Aging is a multi-modal process, leaving distinct molecular signatures across the epigenome. DNA methylation is among the most robust biomarkers of biological aging, yet most studies assume linear age relationships and analyze mixed-sex cohorts, overlooking known sex differences. Such approaches risk obscuring critical nonlinear transitions and sex-specific trajectories.

Results

We develop SNITCH, a computational framework to detect complex nonlinear methylation trajectories and disentangle shared from sex-divergent patterns. Applied to the array-derived whole-blood methylomes from 252 females and 246 males (ages 19–90 years), SNITCH reveals convergent and divergent epigenetic aging pathways independent of immune cell composition.
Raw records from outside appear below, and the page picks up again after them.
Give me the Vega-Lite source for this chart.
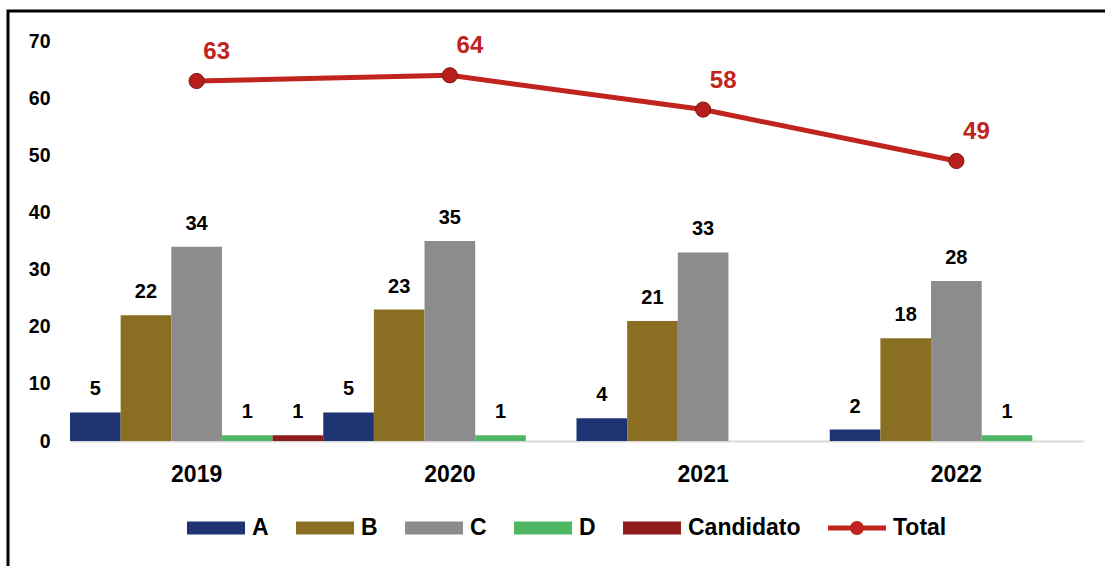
{
  "$schema": "https://vega.github.io/schema/vega-lite/v6.json",
  "width": 1102,
  "height": 560,
  "autosize": {"type": "none"},
  "padding": {"left": 8, "top": 11, "right": -5, "bottom": -5},
  "background": "#ffffff",
  "view": {"stroke": "#000000", "strokeWidth": 3},
  "datasets": {
    "bars": [
      {"year": "2019", "series": "A", "value": 5},
      {"year": "2019", "series": "B", "value": 22},
      {"year": "2019", "series": "C", "value": 34},
      {"year": "2019", "series": "D", "value": 1},
      {"year": "2019", "series": "Candidato", "value": 1},
      {"year": "2020", "series": "A", "value": 5},
      {"year": "2020", "series": "B", "value": 23},
      {"year": "2020", "series": "C", "value": 35},
      {"year": "2020", "series": "D", "value": 1},
      {"year": "2021", "series": "A", "value": 4},
      {"year": "2021", "series": "B", "value": 21},
      {"year": "2021", "series": "C", "value": 33},
      {"year": "2022", "series": "A", "value": 2},
      {"year": "2022", "series": "B", "value": 18},
      {"year": "2022", "series": "C", "value": 28},
      {"year": "2022", "series": "D", "value": 1}
    ],
    "total": [
      {"year": "2019", "value": 63},
      {"year": "2020", "value": 64},
      {"year": "2021", "value": 58},
      {"year": "2022", "value": 49}
    ]
  },
  "layer": [
    {
      "data": {"name": "bars"},
      "mark": {"type": "bar"},
      "encoding": {
        "x": {
          "field": "year", "type": "nominal",
          "scale": {"domain": ["2019", "2020", "2021", "2022"], "range": [62, 1075], "paddingInner": 0, "paddingOuter": 0},
          "axis": {"orient": "bottom", "offset": -130, "title": null, "domainColor": "#d9d9d9", "domainWidth": 2, "ticks": false, "tickSize": 0, "labelPadding": 22, "labelFont": "Liberation Sans", "labelFontWeight": "bold", "labelFontSize": 23, "labelColor": "#000000", "labelAngle": 0, "grid": false}
        },
        "xOffset": {
          "field": "series", "type": "nominal",
          "scale": {"domain": ["A", "B", "C", "D", "Candidato"], "paddingInner": 0, "paddingOuter": 0}
        },
        "y": {
          "field": "value", "type": "quantitative",
          "scale": {"domain": [-22.75, 75.25], "nice": false, "zero": false},
          "axis": {"orient": "left", "offset": -42, "title": null, "values": [0, 10, 20, 30, 40, 50, 60, 70], "domain": false, "ticks": false, "tickSize": 0, "labelPadding": 0, "grid": false, "labelFont": "Liberation Sans", "labelFontWeight": "bold", "labelFontSize": 19.5, "labelColor": "#000000"}
        },
        "y2": {"datum": 0},
        "color": {
          "field": "series", "type": "nominal",
          "scale": {"domain": ["A", "B", "C", "D", "Candidato", "Total"], "range": ["#1d3372", "#8a6e22", "#8c8c8c", "#4fb865", "#8e1c1c", "#c0241c"]},
          "legend": {
            "orient": "none", "legendX": 179, "legendY": 488, "direction": "horizontal", "columns": 6, "title": null, "padding": 0,
            "labelFont": "Liberation Sans", "labelFontWeight": "bold", "labelFontSize": 23, "labelColor": "#000000", "labelOffset": 7, "columnPadding": 27,
            "symbolSize": 3364, "symbolStrokeWidth": 0, "symbolOpacity": 1,
            "symbolType": "M-1,-0.224L1,-0.224L1,0.224L-1,0.224Z",
            "encode": {
              "symbols": {
                "update": {
                  "shape": {"signal": "datum.value === 'Total' ? 'M-1,-0.086L1,-0.086L1,0.086L-1,0.086Z M0.24,0A0.24,0.24 0 1 1 -0.24,0A0.24,0.24 0 1 1 0.24,0Z' : 'M-1,-0.224L1,-0.224L1,0.224L-1,0.224Z'"}
                }
              }
            }
          }
        }
      }
    },
    {
      "data": {"name": "bars"},
      "mark": {"type": "text", "font": "Liberation Sans", "fontWeight": "bold", "fontSize": 20, "baseline": "alphabetic", "dy": -17, "color": "#000000"},
      "encoding": {
        "x": {"field": "year", "type": "nominal"},
        "xOffset": {"field": "series", "type": "nominal"},
        "y": {"field": "value", "type": "quantitative"},
        "text": {"field": "value", "type": "quantitative"}
      }
    },
    {
      "data": {"name": "total"},
      "mark": {"type": "line", "color": "#c0241c", "strokeWidth": 5},
      "encoding": {
        "x": {"field": "year", "type": "nominal"},
        "y": {"field": "value", "type": "quantitative"}
      }
    },
    {
      "data": {"name": "total"},
      "mark": {"type": "point", "filled": true, "size": 230, "color": "#b81f1c", "opacity": 1, "stroke": "#7a1210", "strokeWidth": 1},
      "encoding": {
        "x": {"field": "year", "type": "nominal"},
        "y": {"field": "value", "type": "quantitative"}
      }
    },
    {
      "data": {"name": "total"},
      "mark": {"type": "text", "font": "Liberation Sans", "fontWeight": "bold", "fontSize": 24, "align": "center", "baseline": "middle", "dx": 20, "dy": -29, "color": "#c0241c"},
      "encoding": {
        "x": {"field": "year", "type": "nominal"},
        "y": {"field": "value", "type": "quantitative"},
        "text": {"field": "value", "type": "quantitative"}
      }
    }
  ]
}
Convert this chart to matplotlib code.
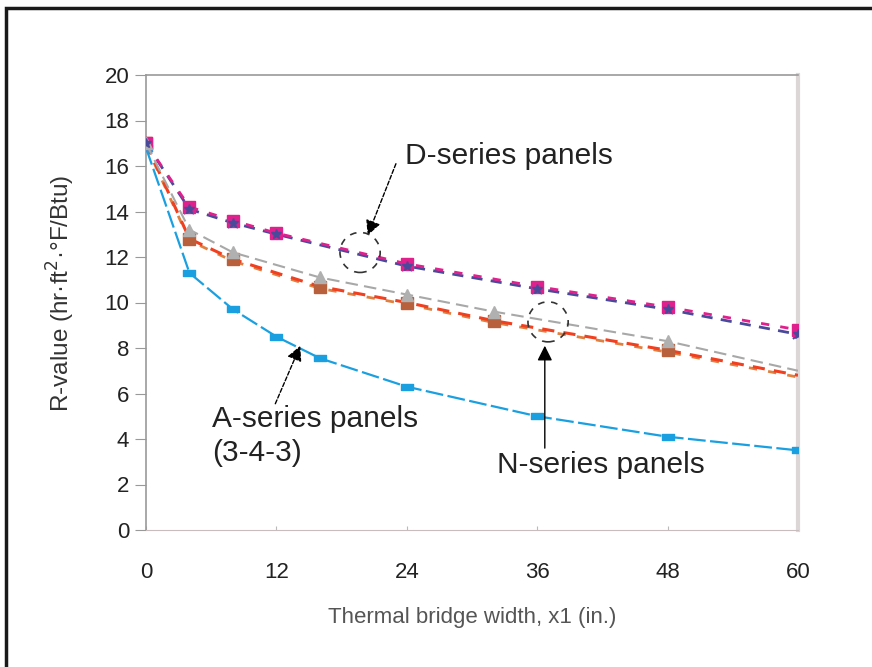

Nonlinear trajectories are enriched for developmental transcription factor motifs, including NF1/CTF and REST, with known oncogenic roles. Importantly, a female-specific nonlinear cluster is prospectively associated with cancer onset and systemic inflammation in an independent cohort, nominating clinically relevant biomarkers. We replicate the analysis in an additional cohort and highlight consistent nonlinear trajectories.

Conclusions

Our results uncover sex-specific, nonlinear aging programs that capture the dynamics of epigenetic change beyond linear models. These findings provide potential candidate biomarkers for early disease risk and advance understanding of how aging trajectories diverge between sexes.